When most people hear the big ‘L’ word [learn, not the other one], they cringe thinking about over-packed classrooms filled with students tuning out the monotonous drone of irrelevant facts and figures; but design is different; the educational journey relies heavily on experience—experience with the material presented, and experience within the classroom environment. As an instructor, I feel it is my responsibility to ensure that these two experiences meld to create a lasting impression of the course materials and the class itself.

I believe that assignments, especially within design, need to be critiqued, both by the instructor and the students in the class. By discussing works, especially student-created, allows people to see what is expected from the course, educationally, and professionally. What better way for students to become familiar with their abilities than to just simply discuss them?!

As a student, I remember having encountered classes with headstrong, ego-driven individuals who are hell-bent on their monotonous presentations of material, and also those who have struggled in trying to fully convince the student about the importance of why they are there to begin with.
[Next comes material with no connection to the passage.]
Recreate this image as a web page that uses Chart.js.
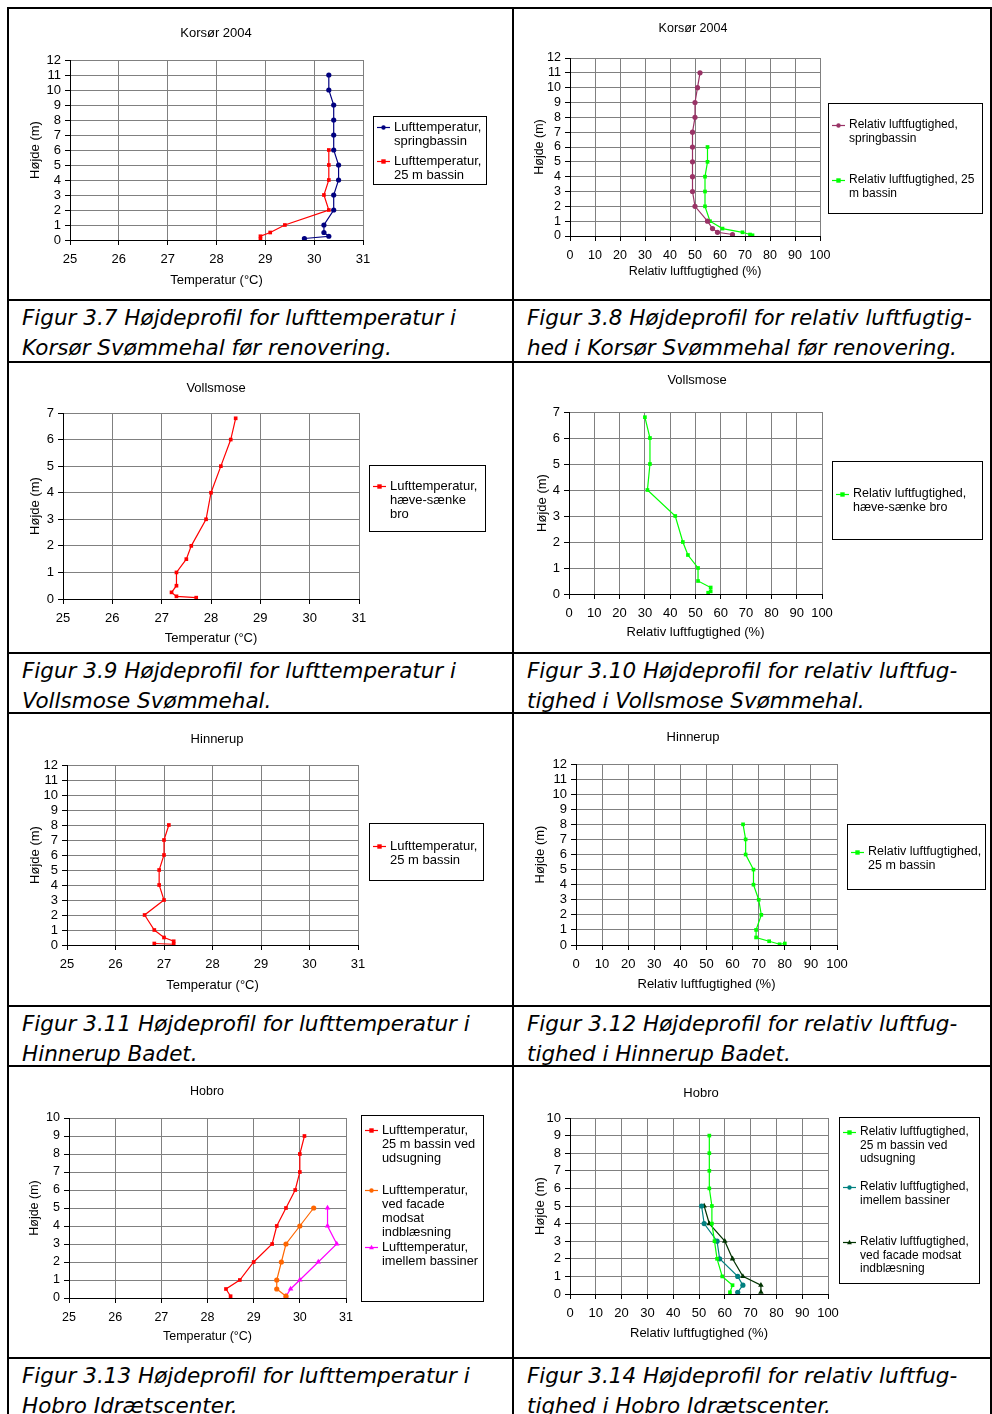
<!DOCTYPE html>
<html>
<head>
<meta charset="utf-8">
<script src="https://cdn.jsdelivr.net/npm/chart.js@4.4.1/dist/chart.umd.min.js"></script>
<style>
  body { margin: 0; background: #fff; width: 992px; height: 1414px; position: relative; overflow: hidden; }
  canvas { position: absolute; }
  .hl { position: absolute; left: 7px; width: 985px; height: 2px; background: #000; }
  .vl { position: absolute; top: 7px; width: 2px; height: 1407px; background: #000; }
  .cap { position: absolute; font-family: 'DejaVu Sans', sans-serif; font-style: italic; font-size: 21.5px; line-height: 30px; white-space: nowrap; color: #000; }
</style>
</head>
<body>
<div class="hl" style="top:7px"></div>
<div class="hl" style="top:299px"></div>
<div class="hl" style="top:361px"></div>
<div class="hl" style="top:652px"></div>
<div class="hl" style="top:712px"></div>
<div class="hl" style="top:1005px"></div>
<div class="hl" style="top:1065px"></div>
<div class="hl" style="top:1357px"></div>
<div class="vl" style="left:7px"></div>
<div class="vl" style="left:512px"></div>
<div class="vl" style="left:990px"></div>

<div class="cap" style="left:22px;top:303px">Figur 3.7 Højdeprofil for lufttemperatur i<br>Korsør Svømmehal før renovering.</div>
<div class="cap" style="left:527px;top:303px">Figur 3.8 Højdeprofil for relativ luftfugtig-<br>hed i Korsør Svømmehal før renovering.</div>
<div class="cap" style="left:22px;top:656px">Figur 3.9 Højdeprofil for lufttemperatur i<br>Vollsmose Svømmehal.</div>
<div class="cap" style="left:527px;top:656px">Figur 3.10 Højdeprofil for relativ luftfug-<br>tighed i Vollsmose Svømmehal.</div>
<div class="cap" style="left:22px;top:1009px">Figur 3.11 Højdeprofil for lufttemperatur i<br>Hinnerup Badet.</div>
<div class="cap" style="left:527px;top:1009px">Figur 3.12 Højdeprofil for relativ luftfug-<br>tighed i Hinnerup Badet.</div>
<div class="cap" style="left:22px;top:1361px">Figur 3.13 Højdeprofil for lufttemperatur i<br>Hobro Idrætscenter.</div>
<div class="cap" style="left:527px;top:1361px">Figur 3.14 Højdeprofil for relativ luftfug-<br>tighed i Hobro Idrætscenter.</div>

<script>
// Korsør 2004
const korsorHeightsSpring = [11, 10, 9, 8, 7, 6, 5, 4, 3, 2, 1, 0.5, 0.25, 0.1];
const korsorTempSpring    = [30.3, 30.3, 30.4, 30.4, 30.4, 30.4, 30.5, 30.5, 30.4, 30.4, 30.2, 30.2, 30.3, 29.8];
const korsorHeights25     = [6, 5, 4, 3, 2, 1, 0.5, 0.25, 0.05];
const korsorTemp25        = [30.3, 30.3, 30.3, 30.2, 30.3, 29.4, 29.1, 28.9, 28.9];
const korsorRhSpring      = [52, 51, 50, 50, 49, 49, 49, 49, 49, 50, 55, 57, 59, 65];
const korsorRhHeights25   = [6, 5, 4, 3, 2, 1, 0.5, 0.25, 0.1, 0.05];
const korsorRh25          = [55, 55, 54, 54, 54, 56, 61, 69, 72, 73];

// Vollsmose
const vollsmoseHeights = [6.8, 6, 5, 4, 3, 2, 1.5, 1, 0.5, 0.25, 0.1, 0.05];
const vollsmoseTemp    = [28.5, 28.4, 28.2, 28.0, 27.9, 27.6, 27.5, 27.3, 27.3, 27.2, 27.3, 27.7];
const vollsmoseRh      = [30, 32, 32, 31, 42, 45, 47, 51, 51, 56, 56, 55];

// Hinnerup
const hinnerupHeights = [8, 7, 6, 5, 4, 3, 2, 1, 0.5, 0.25, 0.05, 0.1];
const hinnerupTemp    = [27.1, 27.0, 27.0, 26.9, 26.9, 27.0, 26.6, 26.8, 27.0, 27.2, 27.2, 26.8];
const hinnerupRh      = [64, 65, 65, 68, 68, 70, 71, 69, 69, 74, 78, 80];

// Hobro
const hobroHeightsExhaust = [9, 8, 7, 6, 5, 4, 3, 2, 1, 0.5, 0.1];
const hobroHeightsShort   = [5, 4, 3, 2, 1, 0.5, 0.1];
const hobroTempExhaust    = [30.1, 30.0, 30.0, 29.9, 29.7, 29.5, 29.4, 29.0, 28.7, 28.4, 28.5];
const hobroTempFacade     = [30.3, 30.0, 29.7, 29.6, 29.5, 29.5, 29.7];
const hobroTempBetween    = [30.6, 30.6, 30.8, 30.4, 30.0, 29.8, 29.7];
const hobroRhExhaust      = [54, 54, 54, 54, 55, 55, 56, 57, 59, 63, 62];
const hobroRhBetween      = [51, 52, 57, 58, 65, 67, 65];
const hobroRhFacade       = [52, 54, 60, 63, 67, 74, 74];

const FONT = '"Liberation Sans", Arial, sans-serif';
const rows = [[9, 299], [363, 652], [714, 1005], [1067, 1357]];
const cols = [[9, 512], [514, 990]];

function pts(xs, ys) {
    return xs.map(function(v, i) { return { x: v, y: ys[i] }; });
}

function drawMarker(ctx, style, x, y, r, color) {
    ctx.fillStyle = color;
    ctx.beginPath();
    if (style === 'rect') {
        ctx.rect(x - r, y - r, 2 * r, 2 * r);
    } else if (style === 'triangle') {
        ctx.moveTo(x, y - r * 1.2);
        ctx.lineTo(x + r * 1.1, y + r * 0.8);
        ctx.lineTo(x - r * 1.1, y + r * 0.8);
        ctx.closePath();
    } else {
        ctx.arc(x, y, r, 0, Math.PI * 2);
    }
    ctx.fill();
}

// title + bordered legend box, drawn like the Excel originals
const boxPlugin = {
    id: 'boxPlugin',
    afterDraw(chart, args, o) {
        const ctx = chart.ctx;
        ctx.save();
        ctx.fillStyle = '#000';
        ctx.textBaseline = 'middle';
        ctx.textAlign = 'center';
        ctx.font = o.font + 'px ' + FONT;
        ctx.fillText(o.title, o.titleX - o.ox, o.titleY - o.oy);

        const b = o.box;
        const bx = b.x - o.ox;
        ctx.strokeStyle = '#000';
        ctx.lineWidth = 1;
        ctx.strokeRect(bx + 0.5, b.y - o.oy + 0.5, b.w, b.h);

        ctx.textAlign = 'left';
        ctx.font = o.legendFont + 'px ' + FONT;
        chart.data.datasets.forEach(function(ds, i) {
            const y0 = o.legendYs[i] - o.oy;
            ctx.strokeStyle = ds.borderColor;
            ctx.lineWidth = 1.2;
            ctx.beginPath();
            ctx.moveTo(bx + 4, y0 + 0.5);
            ctx.lineTo(bx + 17, y0 + 0.5);
            ctx.stroke();
            drawMarker(ctx, ds.pointStyle, bx + 10.5, y0 + 0.5, 2.2, ds.borderColor);
            ctx.fillStyle = '#000';
            ds.label.split('\n').forEach(function(t, j) {
                ctx.fillText(t, bx + 21, y0 + j * o.lineGap);
            });
        });
        ctx.restore();
    }
};

const tempTitle = 'Temperatur (°C)';
const rhTitle = 'Relativ luftfugtighed (%)';

const charts = [
    { col: 0, row: 0, title: 'Korsør 2004', xMin: 25, xMax: 31, xStep: 1, yMax: 12, xTitle: tempTitle,
      plot: { l: 70, t: 60, r: 363, b: 240 }, yTitleX: 35, xTitleY: 280, titleX: 216, titleY: 33,
      box: { x: 373, y: 116, w: 113, h: 68 }, legendYs: [127, 161], lineGap: 14, font: 13, legendFont: 13,
      series: [
        { label: 'Lufttemperatur,\nspringbassin', x: korsorTempSpring, y: korsorHeightsSpring, color: '#000080', style: 'circle' },
        { label: 'Lufttemperatur,\n25 m bassin', x: korsorTemp25, y: korsorHeights25, color: '#FF0000', style: 'rect' }
      ] },
    { col: 1, row: 0, title: 'Korsør 2004', xMin: 0, xMax: 100, xStep: 10, yMax: 12, xTitle: rhTitle,
      plot: { l: 570, t: 58, r: 820, b: 236 }, yTitleX: 540, xTitleY: 272, titleX: 693, titleY: 29,
      box: { x: 828, y: 103, w: 154, h: 110 }, legendYs: [125, 180], lineGap: 14, font: 12.5, legendFont: 12,
      series: [
        { label: 'Relativ luftfugtighed,\nspringbassin', x: korsorRhSpring, y: korsorHeightsSpring, color: '#993366', style: 'circle' },
        { label: 'Relativ luftfugtighed, 25\nm bassin', x: korsorRh25, y: korsorRhHeights25, color: '#00FF00', style: 'rect' }
      ] },
    { col: 0, row: 1, title: 'Vollsmose', xMin: 25, xMax: 31, xStep: 1, yMax: 7, xTitle: tempTitle,
      plot: { l: 63, t: 413, r: 359, b: 599 }, yTitleX: 35, xTitleY: 638, titleX: 216, titleY: 388,
      box: { x: 369, y: 465, w: 116, h: 66 }, legendYs: [486], lineGap: 14, font: 13, legendFont: 13,
      series: [
        { label: 'Lufttemperatur,\nhæve-sænke\nbro', x: vollsmoseTemp, y: vollsmoseHeights, color: '#FF0000', style: 'rect' }
      ] },
    { col: 1, row: 1, title: 'Vollsmose', xMin: 0, xMax: 100, xStep: 10, yMax: 7, xTitle: rhTitle,
      plot: { l: 569, t: 412, r: 822, b: 594 }, yTitleX: 542, xTitleY: 632, titleX: 697, titleY: 380,
      box: { x: 832, y: 461, w: 150, h: 78 }, legendYs: [494], lineGap: 14, font: 13, legendFont: 12.5,
      series: [
        { label: 'Relativ luftfugtighed,\nhæve-sænke bro', x: vollsmoseRh, y: vollsmoseHeights, color: '#00FF00', style: 'rect' }
      ] },
    { col: 0, row: 2, title: 'Hinnerup', xMin: 25, xMax: 31, xStep: 1, yMax: 12, xTitle: tempTitle,
      plot: { l: 67, t: 765, r: 358, b: 945 }, yTitleX: 35, xTitleY: 985, titleX: 217, titleY: 739,
      box: { x: 369, y: 823, w: 114, h: 57 }, legendYs: [846], lineGap: 14, font: 13, legendFont: 13,
      series: [
        { label: 'Lufttemperatur,\n25 m bassin', x: hinnerupTemp, y: hinnerupHeights, color: '#FF0000', style: 'rect' }
      ] },
    { col: 1, row: 2, title: 'Hinnerup', xMin: 0, xMax: 100, xStep: 10, yMax: 12, xTitle: rhTitle,
      plot: { l: 576, t: 764, r: 837, b: 945 }, yTitleX: 540, xTitleY: 984, titleX: 693, titleY: 737,
      box: { x: 847, y: 824, w: 138, h: 65 }, legendYs: [852], lineGap: 13.5, font: 13, legendFont: 12.5,
      series: [
        { label: 'Relativ luftfugtighed,\n25 m bassin', x: hinnerupRh, y: hinnerupHeights, color: '#00FF00', style: 'rect' }
      ] },
    { col: 0, row: 3, title: 'Hobro', xMin: 25, xMax: 31, xStep: 1, yMax: 10, xTitle: tempTitle,
      plot: { l: 69, t: 1118, r: 346, b: 1298 }, yTitleX: 35, xTitleY: 1337, titleX: 207, titleY: 1092,
      box: { x: 361, y: 1115, w: 122, h: 186 }, legendYs: [1130, 1190, 1247], lineGap: 14.2, font: 12.5, legendFont: 12.8,
      series: [
        { label: 'Lufttemperatur,\n25 m bassin ved\nudsugning', x: hobroTempExhaust, y: hobroHeightsExhaust, color: '#FF0000', style: 'rect' },
        { label: 'Lufttemperatur,\nved facade\nmodsat\nindblæsning', x: hobroTempFacade, y: hobroHeightsShort, color: '#FF6600', style: 'circle' },
        { label: 'Lufttemperatur,\nimellem bassiner', x: hobroTempBetween, y: hobroHeightsShort, color: '#FF00FF', style: 'triangle' }
      ] },
    { col: 1, row: 3, title: 'Hobro', xMin: 0, xMax: 100, xStep: 10, yMax: 10, xTitle: rhTitle,
      plot: { l: 570, t: 1118, r: 828, b: 1294 }, yTitleX: 540, xTitleY: 1333, titleX: 701, titleY: 1093,
      box: { x: 839, y: 1117, w: 140, h: 166 }, legendYs: [1132, 1187, 1242], lineGap: 13.5, font: 13, legendFont: 12,
      series: [
        { label: 'Relativ luftfugtighed,\n25 m bassin ved\nudsugning', x: hobroRhExhaust, y: hobroHeightsExhaust, color: '#00FF00', style: 'rect' },
        { label: 'Relativ luftfugtighed,\nimellem bassiner', x: hobroRhBetween, y: hobroHeightsShort, color: '#008080', style: 'circle' },
        { label: 'Relativ luftfugtighed,\nved facade modsat\nindblæsning', x: hobroRhFacade, y: hobroHeightsShort, color: '#003300', style: 'triangle' }
      ] }
];

document.addEventListener("DOMContentLoaded", function() {
    charts.forEach(function(c) {
        const left = cols[c.col][0], right = cols[c.col][1];
        const top = rows[c.row][0], bottom = rows[c.row][1];
        const canvas = document.createElement('canvas');
        canvas.width = right - left;
        canvas.height = bottom - top;
        canvas.style.left = left + 'px';
        canvas.style.top = top + 'px';
        document.body.appendChild(canvas);

        const half = c.font * 1.2 / 2;
        const yAxisWidth = c.plot.l - (c.yTitleX - half);
        const xAxisHeight = (c.xTitleY + half) - c.plot.b;

        new Chart(canvas.getContext('2d'), {
            type: 'scatter',
            data: {
                datasets: c.series.map(function(s) {
                    return {
                        label: s.label,
                        data: pts(s.x, s.y),
                        showLine: true,
                        borderColor: s.color,
                        backgroundColor: s.color,
                        pointBackgroundColor: s.color,
                        pointBorderColor: s.color,
                        pointStyle: s.style,
                        pointRadius: s.style === 'triangle' ? 3.2 : 2.6,
                        pointBorderWidth: 0,
                        borderWidth: 1.2
                    };
                })
            },
            options: {
                responsive: false,
                animation: false,
                events: [],
                layout: {
                    padding: {
                        left: c.yTitleX - half - left,
                        top: c.plot.t - top,
                        right: right - c.plot.r,
                        bottom: bottom - (c.xTitleY + half)
                    }
                },
                plugins: {
                    legend: { display: false },
                    tooltip: { enabled: false },
                    boxPlugin: {
                        title: c.title, titleX: c.titleX, titleY: c.titleY,
                        box: c.box, legendYs: c.legendYs, lineGap: c.lineGap,
                        font: c.font, legendFont: c.legendFont, ox: left, oy: top
                    }
                },
                scales: {
                    x: {
                        type: 'linear',
                        min: c.xMin, max: c.xMax,
                        afterFit: function(scale) { scale.height = xAxisHeight; },
                        grid: { color: '#808080', tickColor: '#000', tickLength: 5, lineWidth: 1 },
                        border: { color: '#000', width: 1 },
                        ticks: { stepSize: c.xStep, color: '#000', padding: 7, maxRotation: 0, autoSkip: false,
                                 font: { family: FONT, size: c.font } },
                        title: { display: true, text: c.xTitle, color: '#000', padding: 0,
                                 font: { family: FONT, size: c.font } }
                    },
                    y: {
                        min: 0, max: c.yMax,
                        afterFit: function(scale) { scale.width = yAxisWidth; },
                        grid: { color: '#808080', tickColor: '#000', tickLength: 5, lineWidth: 1 },
                        border: { color: '#000', width: 1 },
                        ticks: { stepSize: 1, color: '#000', padding: 4, autoSkip: false,
                                 font: { family: FONT, size: c.font } },
                        title: { display: true, text: 'Højde (m)', color: '#000', padding: 0,
                                 font: { family: FONT, size: c.font } }
                    }
                }
            },
            plugins: [boxPlugin]
        });
    });
});
</script>
</body>
</html>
The instructors that stood out the most to me were the ones who cracked jokes, told stories; the ones who engaged me as a person and not just another warm body filling a seat.

I strive to mimic this style; I see the way to teach is by creating a classroom environment that becomes engaging, creating a discussion which excites, drives, and relates to the student. By relating to the student, and by involving them within the discussion and critiques, creates a relationship that entices them to take in what you have to say as credible. This practice also shows the student that this translates into the real world with clients as well.

I see my job as an educator as being a guide; to demonstrate the methods needed to ensure a quality design, and have those methods stick once outside of the educational environment. Let’s face it—our job as designers is to be well versed. We are responsible for everything that leads from the client’s head to the finalized format. I approach this principle the same as a teacher and designer, and I make sure students whole-heartedly understand that relationship because their job (and mine) depends on it!